Problem details:
It is required that the lines from the top of the listing through the line with "const BOTTOM: Face" be reproduced exactly, excluding pictures.

Data extract:

-------

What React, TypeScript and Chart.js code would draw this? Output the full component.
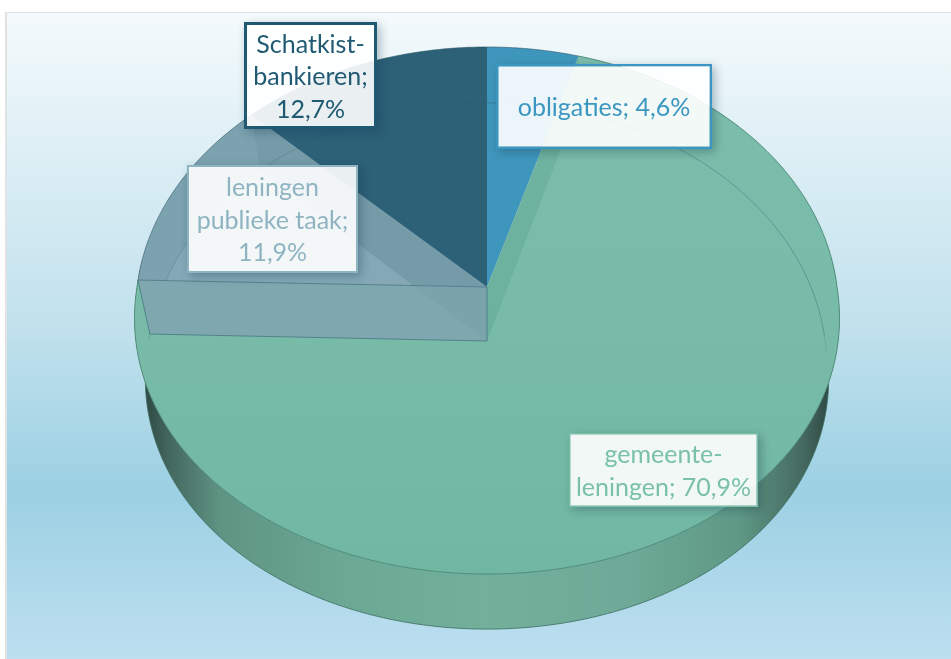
import React, { useEffect, useRef } from "react";
import { Chart, registerables } from "chart.js";

Chart.register(...registerables);

const categories = ["obligaties", "gemeenteleningen", "leningen publieke taak", "Schatkistbankieren"];
const values = [4.6, 70.9, 11.9, 12.7];
const sliceColors = ["#3f96bc", "#79bba8", "#7ca1af", "#2c6178"];
const labelLines = [
  ["obligaties; 4,6%"],
  ["gemeente-", "leningen; 70,9%"],
  ["leningen", "publieke taak;", "11,9%"],
  ["Schatkist-", "bankieren;", "12,7%"],
];
const labelColors = ["#3b97c1", "#7ac0aa", "#8fb4c1", "#1f5a72"];
const labelBoxes = [
  [497, 65, 214, 83],
  [570, 434, 187, 72],
  [188, 166, 169, 106],
  [245, 23, 131, 105],
];
const labelBorders = [2.5, 1.5, 2, 3];

type Face = { c: number; a: number; b: number; dy: number; k: number };
const TOP: Face = { c: 1, a: 0.747, b: -0.0892, dy: 0, k: 0.03 };
const BOTTOM: Face = { c: 0.966, a: 0.745, b: -0.095, dy: 54, k: 0.05 };

const piePlugin = {
  id: "pie3d",
  beforeDraw(chart: any) {
    const { ctx, width, height } = chart;
    ctx.save();
    ctx.fillStyle = "#ffffff";
    ctx.fillRect(0, 0, width, height);
    ctx.fillStyle = "#e2e2e2";
    ctx.fillRect(5, 12, width - 5, 1);
    ctx.fillRect(5, 12, 2, height - 12);
    const g = ctx.createLinearGradient(0, 13, 0, height);
    g.addColorStop(0, "#f4fafc");
    g.addColorStop(0.5, "#bfe0ec");
    g.addColorStop(0.74, "#9cd0e3");
    g.addColorStop(1, "#bddff0");
    ctx.fillStyle = g;
    ctx.fillRect(7, 13, width - 7, height - 13);
    ctx.restore();
  },
  beforeDatasetsDraw(chart: any) {
    const { ctx } = chart;
    const arcs = chart.getDatasetMeta(0).data;
    const cx = arcs[0].x;
    const cy = arcs[0].y;
    const R = arcs[0].outerRadius;
    const pt = (f: Face, ang: number): [number, number] => {
      const u = Math.cos(ang);
      const v = Math.sin(ang);
      const w = 1 + f.b * v;
      const bulge = 1 + f.k * Math.max(0, v);
      return [cx + (f.c * R * u * bulge) / w, cy + f.dy + (f.a * R * v) / w];
    };
    const arcPts = (f: Face, a0: number, a1: number) => {
      const out: [number, number][] = [];
      const n = Math.max(2, Math.ceil(Math.abs(a1 - a0) / 0.01));
      for (let i = 0; i <= n; i++) out.push(pt(f, a0 + ((a1 - a0) * i) / n));
      return out;
    };
    const trace = (pts: [number, number][], close = true) => {
      ctx.beginPath();
      pts.forEach((p, i) => (i ? ctx.lineTo(p[0], p[1]) : ctx.moveTo(p[0], p[1])));
      if (close) ctx.closePath();
    };
    const centre = (f: Face): [number, number] => [cx, cy + f.dy];
    const wedge = (f: Face, a0: number, a1: number) => [centre(f), ...arcPts(f, a0, a1)] as [number, number][];
    const full = Math.PI * 2;

    ctx.save();

    // Front wall, only where it lies outside the top face
    ctx.save();
    ctx.beginPath();
    ctx.rect(0, 0, chart.width, chart.height);
    arcPts(TOP, 0, full).forEach((p, i) => (i ? ctx.lineTo(p[0], p[1]) : ctx.moveTo(p[0], p[1])));
    ctx.closePath();
    ctx.clip("evenodd");
    const wall = [...arcPts(TOP, -0.1, Math.PI + 0.1), ...arcPts(BOTTOM, Math.PI + 0.1, -0.1)];
    const wg = ctx.createLinearGradient(cx - R, 0, cx + R, 0);
    wg.addColorStop(0.01, "#2f4843");
    wg.addColorStop(0.05, "#456a60");
    wg.addColorStop(0.12, "#5f9483");
    wg.addColorStop(0.3, "#6ca995");
    wg.addColorStop(0.5, "#73b09c");
    wg.addColorStop(0.7, "#6eaa97");
    wg.addColorStop(0.86, "#5f9986");
    wg.addColorStop(0.95, "#456a60");
    wg.addColorStop(0.99, "#2f4843");
    trace(wall);
    ctx.fillStyle = wg;
    ctx.fill();
    trace(arcPts(BOTTOM, -0.1, Math.PI + 0.1), false);
    ctx.strokeStyle = "rgba(60,110,95,0.8)";
    ctx.lineWidth = 1;
    ctx.stroke();
    ctx.restore();

    // Top faces
    arcs.forEach((arc: any) => {
      trace(wedge(TOP, arc.startAngle, arc.endAngle));
      ctx.fillStyle = arc.options.backgroundColor;
      ctx.fill();
    });
    // slightly deeper front of the large slice
    const big = arcs[1];
    ctx.save();
    trace(wedge(TOP, big.startAngle, big.endAngle));
    ctx.clip();
    const tg = ctx.createLinearGradient(0, cy - 240, 0, cy + 290);
    tg.addColorStop(0, "rgba(130,195,178,0.25)");
    tg.addColorStop(1, "rgba(105,180,158,0.55)");
    ctx.fillStyle = tg;
    ctx.fillRect(0, 0, chart.width, chart.height);
    // radial wall seen through the top of the large slice
    const w0 = [centre(TOP), pt(TOP, big.startAngle), pt(BOTTOM, big.startAngle), centre(BOTTOM)] as [number, number][];
    trace(w0);
    ctx.fillStyle = "rgba(70,145,122,0.22)";
    ctx.fill();
    ctx.restore();

    // Inner structure of the "leningen" slice, seen through its top
    const len = arcs[2];
    ctx.save();
    trace(wedge(TOP, len.startAngle, len.endAngle));
    ctx.clip();
    trace(wedge(BOTTOM, len.startAngle, len.endAngle));
    ctx.fillStyle = "rgba(165,200,208,0.2)";
    ctx.fill();
    trace([pt(TOP, len.endAngle), pt(BOTTOM, len.endAngle), centre(BOTTOM), centre(TOP)]);
    ctx.fillStyle = "rgba(70,115,135,0.12)";
    ctx.fill();
    ctx.restore();

    // Faint outline of the bottom face, seen through everything
    trace(arcPts(BOTTOM, len.startAngle - 0.02, full - 0.02), false);
    ctx.strokeStyle = "rgba(40,85,95,0.22)";
    ctx.lineWidth = 1;
    ctx.stroke();
    trace(arcPts(BOTTOM, -Math.PI / 2, 0.04), false);
    ctx.strokeStyle = "rgba(40,90,95,0.15)";
    ctx.stroke();

    // Radial wall of the "leningen" slice facing the viewer
    const wallPts = [centre(TOP), pt(TOP, len.startAngle), pt(BOTTOM, len.startAngle), centre(BOTTOM)] as [number, number][];
    trace(wallPts);
    ctx.fillStyle = "rgba(127,166,175,0.97)";
    ctx.fill();
    ctx.strokeStyle = "rgba(70,115,130,0.75)";
    ctx.lineWidth = 1;
    ctx.stroke();
    // its other wall shows faintly through this one
    ctx.save();
    trace(wallPts);
    ctx.clip();
    trace([centre(TOP), pt(TOP, len.endAngle), pt(BOTTOM, len.endAngle), centre(BOTTOM)]);
    ctx.fillStyle = "rgba(80,125,145,0.1)";
    ctx.fill();
    ctx.restore();

    // Slice edges
    arcs.forEach((arc: any, i: number) => {
      trace(arcPts(TOP, arc.startAngle, arc.endAngle), false);
      ctx.strokeStyle = i === 1 ? "rgba(70,130,112,0.85)" : "rgba(40,80,95,0.55)";
      ctx.lineWidth = 1;
      ctx.stroke();
    });

    ctx.restore();
    return false;
  },
  afterDraw(chart: any) {
    const { ctx } = chart;
    ctx.save();
    labelLines.forEach((lines, i) => {
      const [x, y, w, h] = labelBoxes[i];
      const col = labelColors[i];
      const bw = labelBorders[i];
      // shadow and border only outside the inner area, so the panel stays see-through
      ctx.save();
      ctx.beginPath();
      ctx.rect(0, 0, chart.width, chart.height);
      ctx.rect(x - 1 + bw, y - 1 + bw, w + 2 - 2 * bw, h + 2 - 2 * bw);
      ctx.clip("evenodd");
      ctx.shadowColor = "rgba(20,50,70,0.32)";
      ctx.shadowBlur = 9;
      ctx.shadowOffsetX = 3;
      ctx.shadowOffsetY = 3;
      ctx.fillStyle = col;
      ctx.fillRect(x - 1, y - 1, w + 2, h + 2);
      ctx.restore();
      ctx.fillStyle = "rgba(255,255,255,0.9)";
      ctx.fillRect(x - 1 + bw, y - 1 + bw, w + 2 - 2 * bw, h + 2 - 2 * bw);
      ctx.fillStyle = col;
      ctx.font = "25px Lato";
      ctx.textAlign = "center";
      ctx.textBaseline = "middle";
      const lh = 32.5;
      const cy = y + h / 2 + 1.5;
      lines.forEach((t, k) => {
        ctx.fillText(t, x + w / 2, cy + (k - (lines.length - 1) / 2) * lh);
      });
    });
    ctx.restore();
  },
};

export default function App() {
  const ref = useRef<HTMLCanvasElement>(null);
  useEffect(() => {
    document.body.style.margin = "0";
    document.body.style.overflow = "hidden";
    const chart = new Chart(ref.current as HTMLCanvasElement, {
      type: "pie",
      data: {
        labels: categories,
        datasets: [{ data: values, backgroundColor: sliceColors, borderWidth: 0 }],
      },
      options: {
        animation: false,
        responsive: false,
        radius: 350,
        rotation: 0,
        layout: { padding: { left: 23, bottom: 85 } },
        plugins: { legend: { display: false }, tooltip: { enabled: false } },
      } as any,
      plugins: [piePlugin as any],
    });
    return () => chart.destroy();
  }, []);
  return <canvas ref={ref} width={951} height={659} style={{ display: "block", width: 951, height: 659 }} />;
}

-------

Response:
What React, TypeScript and Chart.js code would draw this? Output the full component.
import React, { useEffect, useRef } from "react";
import { Chart, registerables } from "chart.js";

Chart.register(...registerables);

const categories = ["obligaties", "gemeenteleningen", "leningen publieke taak", "Schatkistbankieren"];
const values = [4.6, 70.9, 11.9, 12.7];
const sliceColors = ["#3f96bc", "#79bba8", "#7ca1af", "#2c6178"];
const labelLines = [
  ["obligaties; 4,6%"],
  ["gemeente-", "leningen; 70,9%"],
  ["leningen", "publieke taak;", "11,9%"],
  ["Schatkist-", "bankieren;", "12,7%"],
];
const labelColors = ["#3b97c1", "#7ac0aa", "#8fb4c1", "#1f5a72"];
const labelBoxes = [
  [497, 65, 214, 83],
  [570, 434, 187, 72],
  [188, 166, 169, 106],
  [245, 23, 131, 105],
];
const labelBorders = [2.5, 1.5, 2, 3];

type Face = { c: number; a: number; b: number; dy: number; k: number };
const TOP: Face = { c: 1, a: 0.747, b: -0.0892, dy: 0, k: 0.03 };
const BOTTOM: Face = { c: 0.966, a: 0.745, b: -0.095, dy: 54, k: 0.05 };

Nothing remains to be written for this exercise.